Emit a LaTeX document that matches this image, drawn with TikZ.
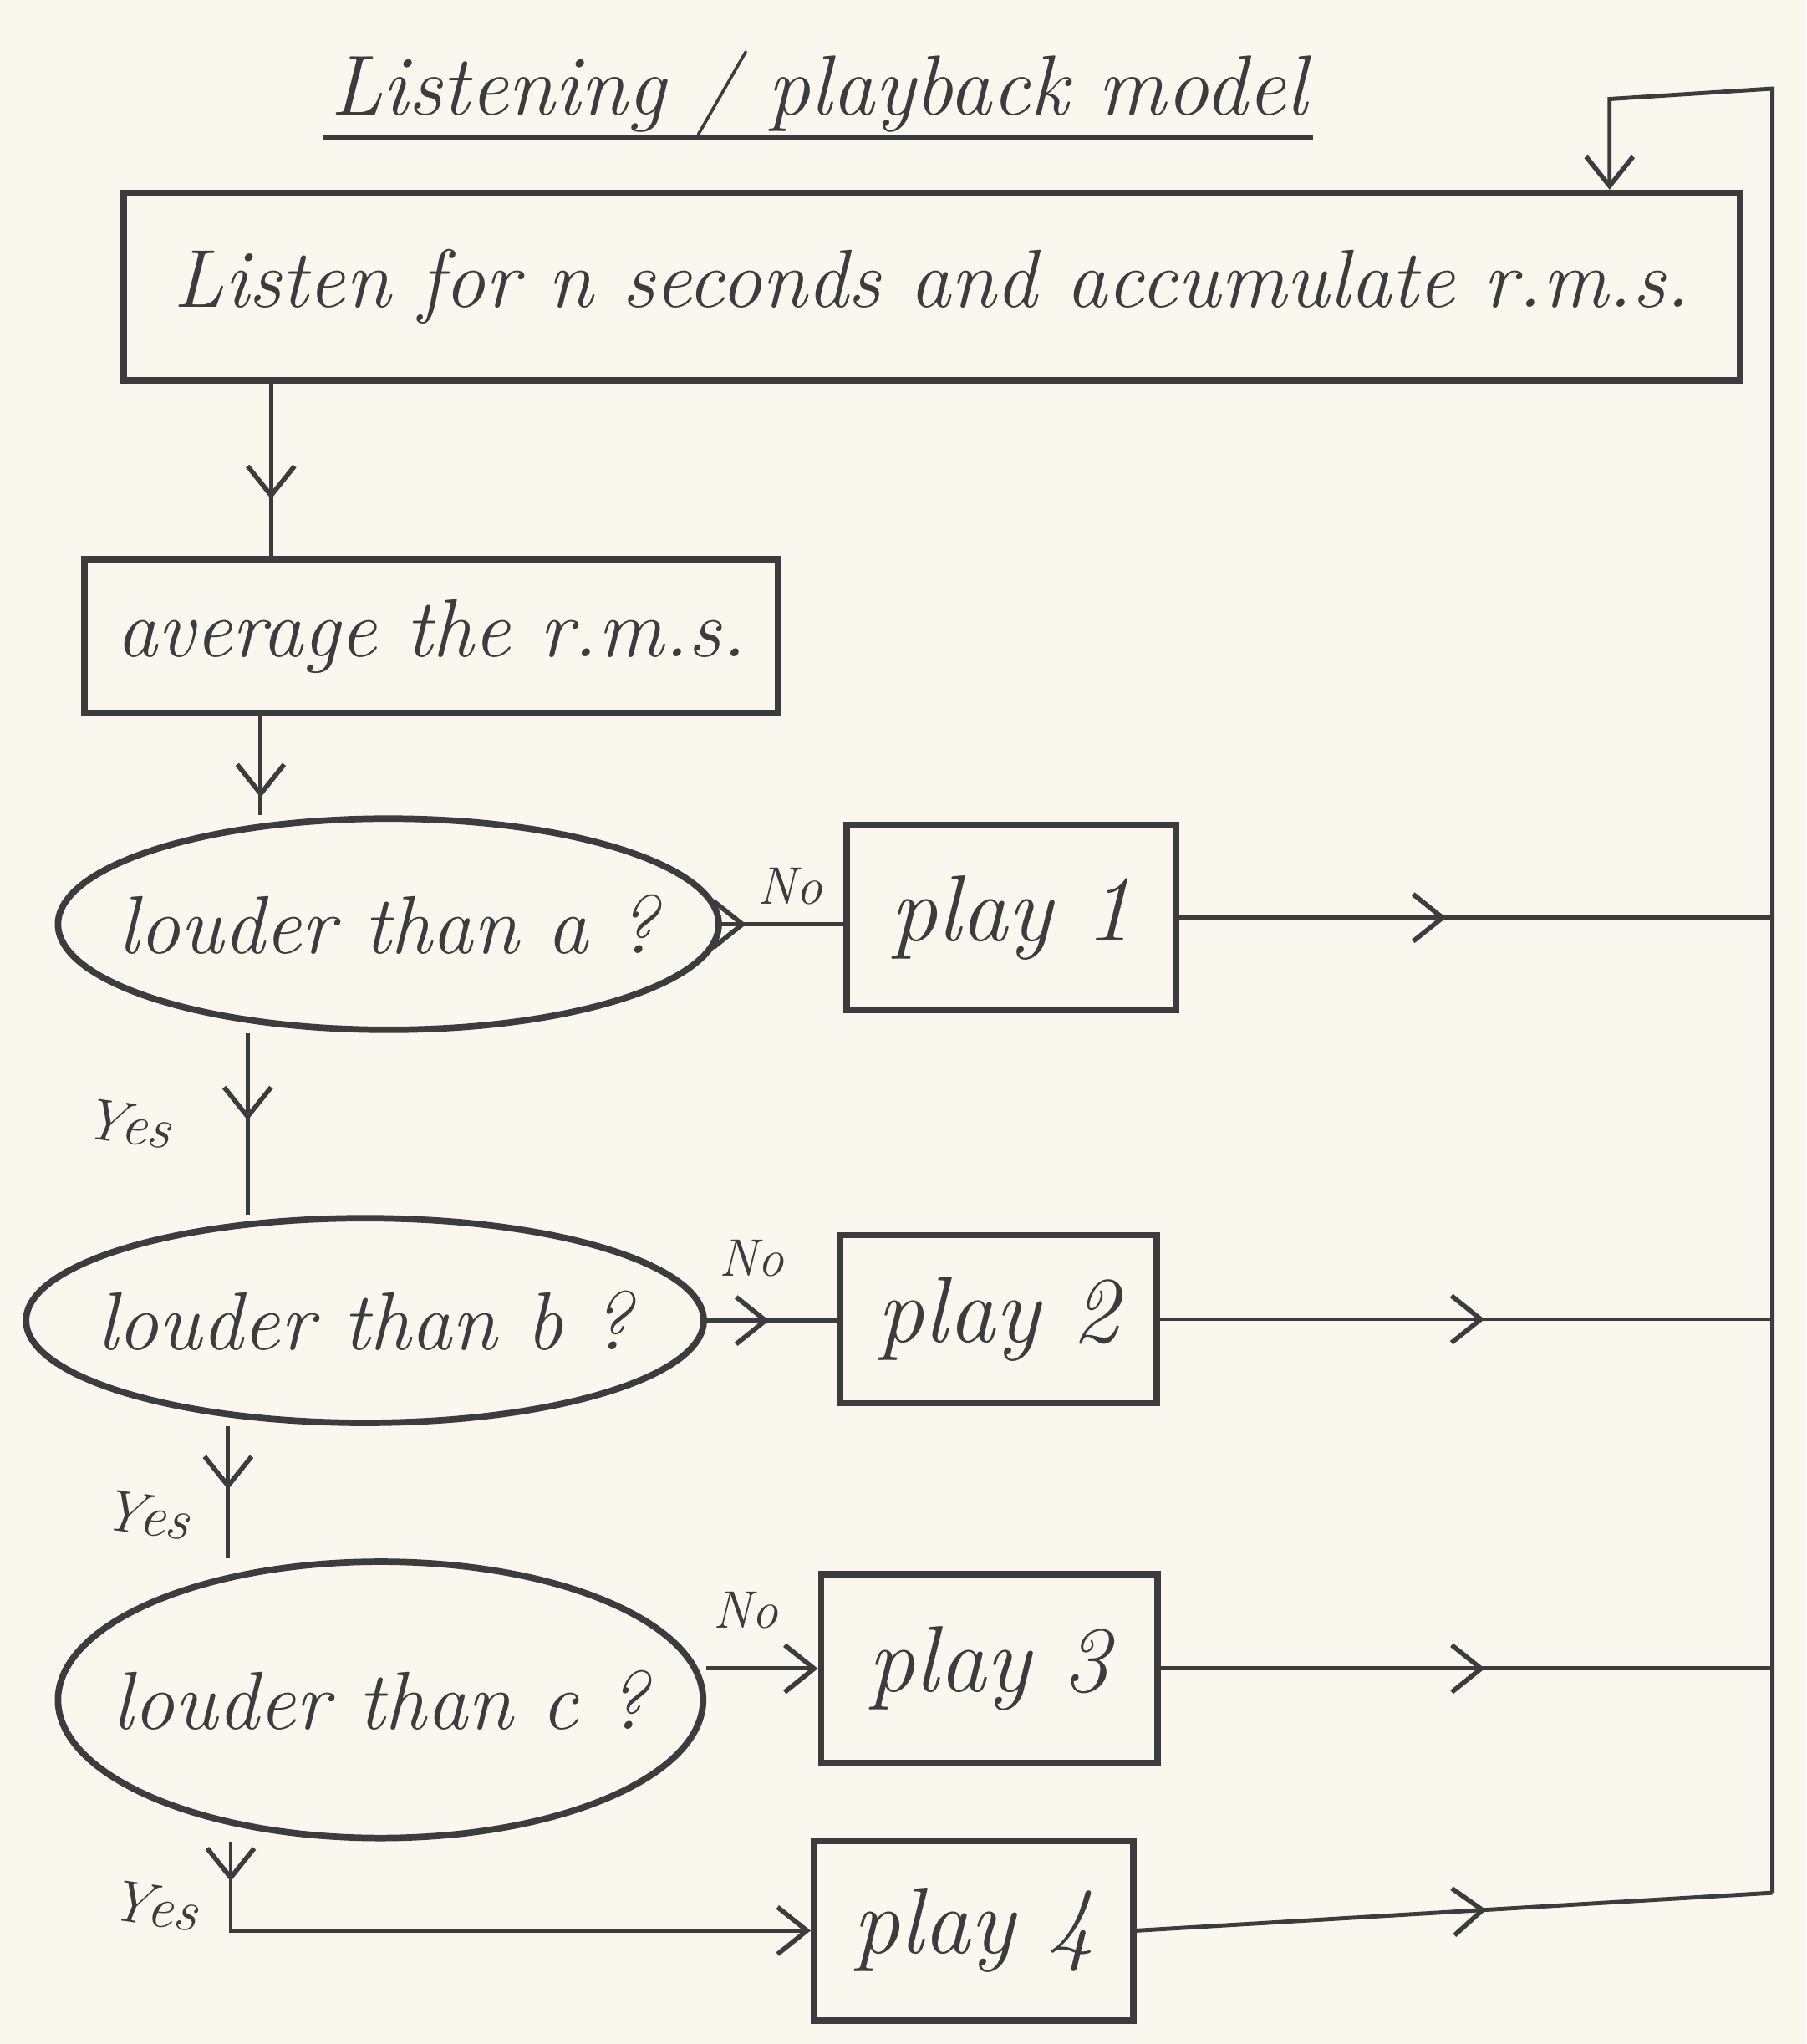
\documentclass[tikz,border=0pt]{standalone}
\usetikzlibrary{arrows.meta,decorations.markings,shapes.geometric}
\definecolor{ink}{HTML}{3C3C3E}
\definecolor{paper}{HTML}{FAF8EE}
\newcommand\upx{0.015592cm}
\begin{document}
\begin{tikzpicture}[x=0.015592cm, y=-0.015592cm,
  box/.style={draw=ink, line width=2.2pt, rectangle, inner sep=0pt, text=ink,
    font=\itshape\fontsize{28}{32}\selectfont},
  playbox/.style={box, font=\itshape\fontsize{32}{36}\selectfont},
  dec/.style={draw=ink, line width=2.2pt, ellipse, inner sep=0pt},
  dtext/.style={text=ink, inner sep=0pt, font=\itshape\fontsize{28}{32}\selectfont},
  conn/.style={draw=ink, line width=1.4pt},
  tipx/.style={-{Straight Barb[length=10pt,width=16pt,line width=1.6pt]}},
  midarrow/.style={postaction={decorate}, decoration={markings,
    mark=at position #1 with {\arrow[ink]{Straight Barb[length=10pt,width=16pt,line width=1.6pt]}}}},
  lab/.style={text=ink, font=\itshape\fontsize{18}{20}\selectfont, inner sep=1pt},
  ylab/.style={text=ink, font=\itshape\fontsize{20}{22}\selectfont, inner sep=1pt}]
\fill[paper] (0,0) rectangle (1386,1568);
\useasboundingbox (0,0) rectangle (1386,1568);

% title
\node[text=ink, font=\itshape\fontsize{29}{34}\selectfont, inner sep=2pt] (title) at (628,72) {Listening / playback model};
\draw[ink, line width=2pt] (title.south west) ++(0,-4) coordinate (ul1) -- (ul1 -| title.south east);

% nodes
\node[box, minimum width={1240*\upx}, minimum height={144*\upx}] (b1) at (715,220) {Listen for n seconds and accumulate r.m.s.};
\node[box, minimum width={532*\upx}, minimum height={118*\upx}] (b2) at (331,488) {average the r.m.s.};
\node[dec, minimum width={507*\upx}, minimum height={162*\upx}] (ea) at (298,709) {};
\node[dtext] (ta) at (ea.center) {louder than a ?};
\node[playbox, minimum width={253*\upx}, minimum height={142*\upx}] (p1) at (776,704) {play 1};
\node[dec, minimum width={520*\upx}, minimum height={157*\upx}] (eb) at (280,1013) {};
\node[dtext] (tb) at (eb.center) {louder than b ?};
\node[playbox, minimum width={243*\upx}, minimum height={129*\upx}] (p2) at (766,1012) {play 2};
\node[dec, minimum width={495*\upx}, minimum height={212*\upx}] (ec) at (292,1304) {};
\node[dtext] (tc) at (ec.center) {louder than c ?};
\node[playbox, minimum width={258*\upx}, minimum height={145*\upx}] (p3) at (759,1280) {play 3};
\node[playbox, minimum width={245*\upx}, minimum height={138*\upx}] (p4) at (747,1481) {play 4};

% column coordinates
\coordinate (c1) at (208,0);
\coordinate (c2) at (200,0);
\coordinate (c3) at (190,0);
\coordinate (c4) at (175,0);
\coordinate (c5) at (177,0);
\coordinate (rtop) at (1360,68);
\coordinate (ltop) at (1235,76);
\coordinate (r4) at (1360,1452);

% main flow
\draw[conn, midarrow=0.67] (b1.south -| c1) -- (b2.north -| c1);
\draw[conn, midarrow=0.82] (b2.south -| c2) -- (ea.north -| c2);
\draw[conn, midarrow=0.48] (ea.south -| c3) -- (eb.north -| c3);
\draw[conn, midarrow=0.48] (eb.south -| c4) -- (ec.north -| c4);
\draw[conn, midarrow=0.06, tipx] (ec.south -| c5) -- (c5 |- p4.west) -- (p4.west);

% No branches
\draw[conn, midarrow=0.2] (ea.east) -- (p1.west |- ea.east);
\draw[conn, midarrow=0.48] (eb.east) -- (p2.west |- eb.east);
\draw[conn, tipx] (ec.east |- p3.west) -- (p3.west);

% returns to the right-hand line
\draw[conn, midarrow=0.45] (p1.east) -- (p1.east -| rtop);
\draw[conn, midarrow=0.53] (p2.east) -- (p2.east -| rtop);
\draw[conn, midarrow=0.53] (p3.east) -- (p3.east -| rtop);
\draw[conn, midarrow=0.55] (p4.east) -- (r4);
\draw[conn, tipx] (r4) -- (rtop) -- (ltop) -- (b1.north -| ltop);

% labels
\node[lab] (no1) at (606,680) {No};
\node[lab] (no2) at (577,965) {No};
\node[lab] (no3) at (572,1235) {No};
\node[ylab, rotate=-8] (y1) at (98,862) {Yes};
\node[ylab, rotate=-8] (y2) at (112,1162) {Yes};
\node[ylab, rotate=-8] (y3) at (118,1462) {Yes};
\end{tikzpicture}
\end{document}
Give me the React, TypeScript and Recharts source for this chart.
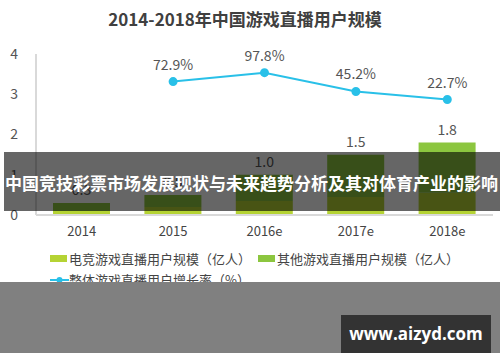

> _What to produce_
Where does the word "this" appear in the listing? List each line that holds it.

> _Complete answer_
Emit a LaTeX document that matches this image, drawn with TikZ.
Give me the React, TypeScript and Recharts source for this chart.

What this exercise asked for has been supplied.